As in the "Perils of Pauline," there have been many problems in this case. The latest is defendants' motion for me to reconsider my ruling in March that there was too much uncertainty to warrant summarily denying tolling of the plaintiffs' claims for the period from June to September, 2007 — the period when there is a submissible claim of plausible willfulness in delaying to pay overtime.
Plaintiffs complain that there has been excessive reconsideration in this case. I did, however, invite clarification of the September situation in my March ruling, and deem it preferable to get things right, rather than go forward with error.
Whether equitable tolling should save the claims of plaintiffs who delayed taking action after September, 2007, depends partly on the facts and partly on how high the standard of diligence is set.
Overtime payments began in September, 2007 (correcting a failure to pay overtime after a change in the law). The period of potential recovery for willfulness violations is from June to September.
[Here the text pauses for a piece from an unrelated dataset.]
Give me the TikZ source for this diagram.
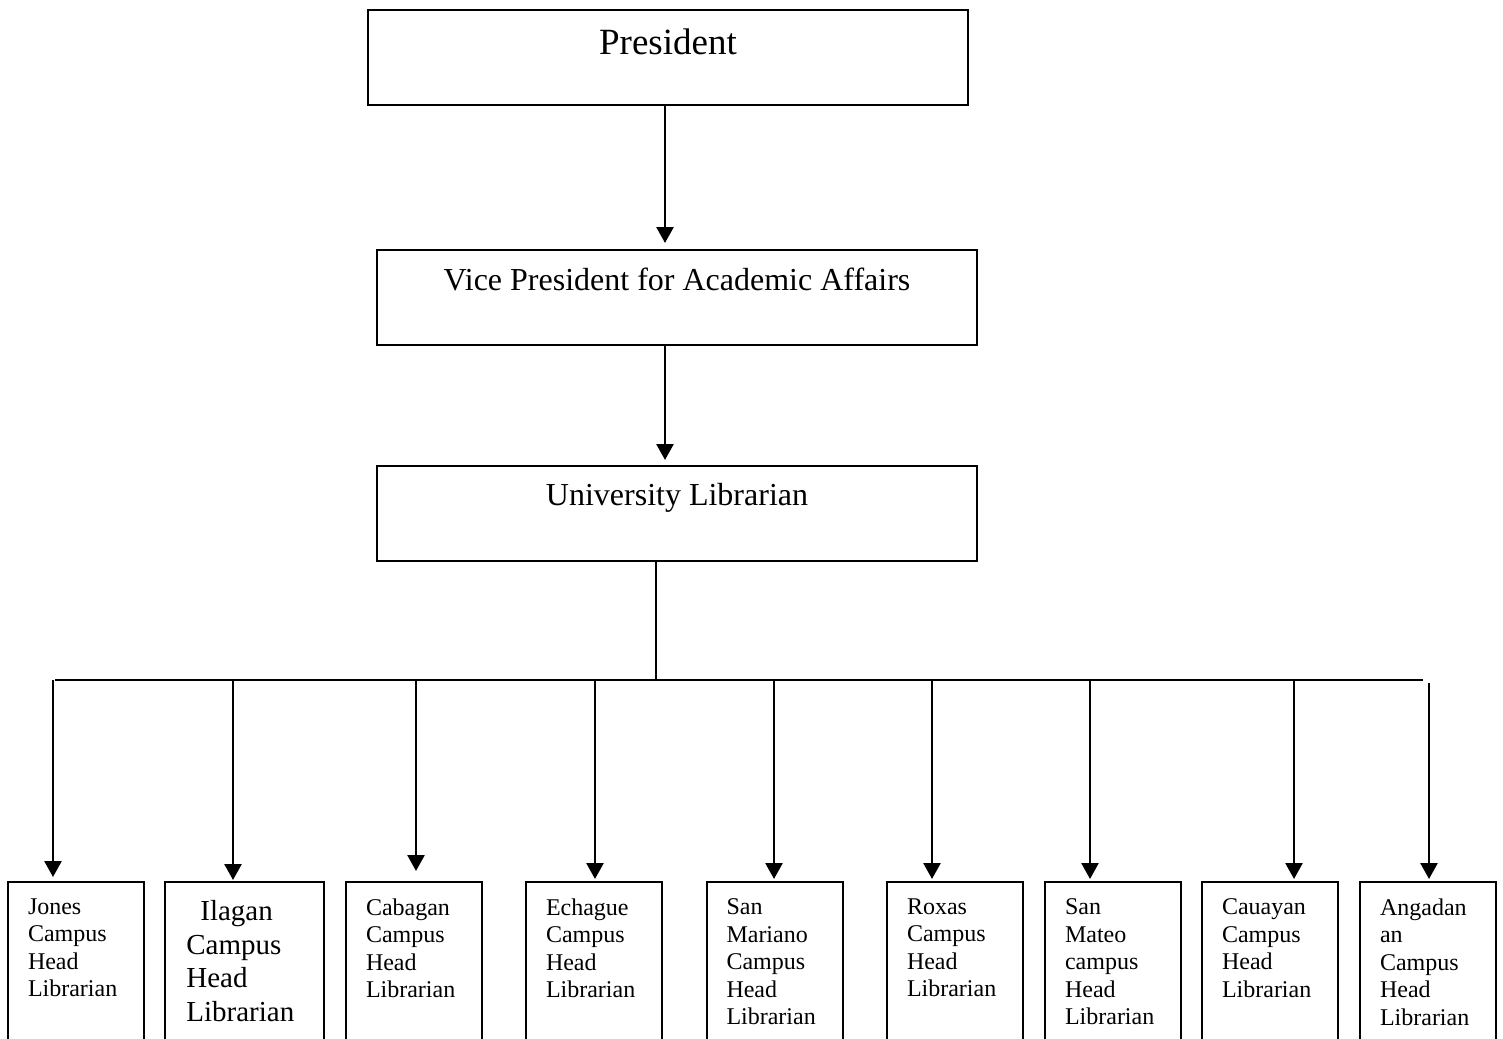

I have ruled that the delay from June through September could be considered willful, because defendants knew in June that there was a serious question over the new statutory duty, enacted earlier, to pay overtime. The plaintiffs (truckers) were alerted to some extent by the increase in their paychecks, and according to plaintiff Hembree, were told by management at a meeting that there had been a change in the law. The issue is whether they had a right to assume that the company was paying overtime from the time the change in the law occurred, or whether they had a duty to inform themselves rather than let years go by without taking action. Retroactive overtime was not being paid. Unless the three-year statute is tolled, under my prior ruling those who did not take action would be barred. See Doc. 59, establishing a one-year tolling period during the first year of litigation — but only for those without an independent duty of inquiry.
Further consideration of tolling law shows that plaintiffs face a high hurdle absent extraordinary equitable considerations favoring their claim.
Ignorance of their legal rights does not excuse plaintiffs, certainly not when they have been alerted to a change in compensation resulting from the overtime decision of management, and especially when management has announced at a meeting that there has been a change of law. Simple non-payment of back overtime pay will not serve to justify delay by plaintiffs in learning about and asserting their rights — absent trickery, inducement by defendants' acts, representations, or some breach of good faith.
On reconsideration, as invited in Doc. 109, I GRANT defendants' motion for reconsideration (Doc. 112) and their motion for summary judgment (Doc. 84) for the additional period in question, from June-September, 2007, and again limit this case to the claim of plaintiff Hembree.
This old case, now much reduced in size, is ready for transfer to another judge for trial. The parties may wish to regroup and settle or avoid trial of the small sum in question by a confession of judgment or some other appropriate disposition — allowing an appeal of legal issues if the parties desire. I expect to transfer the case on or after August 10, 2012, for jury trial and final pretrial preparation under the direction of the trial judge.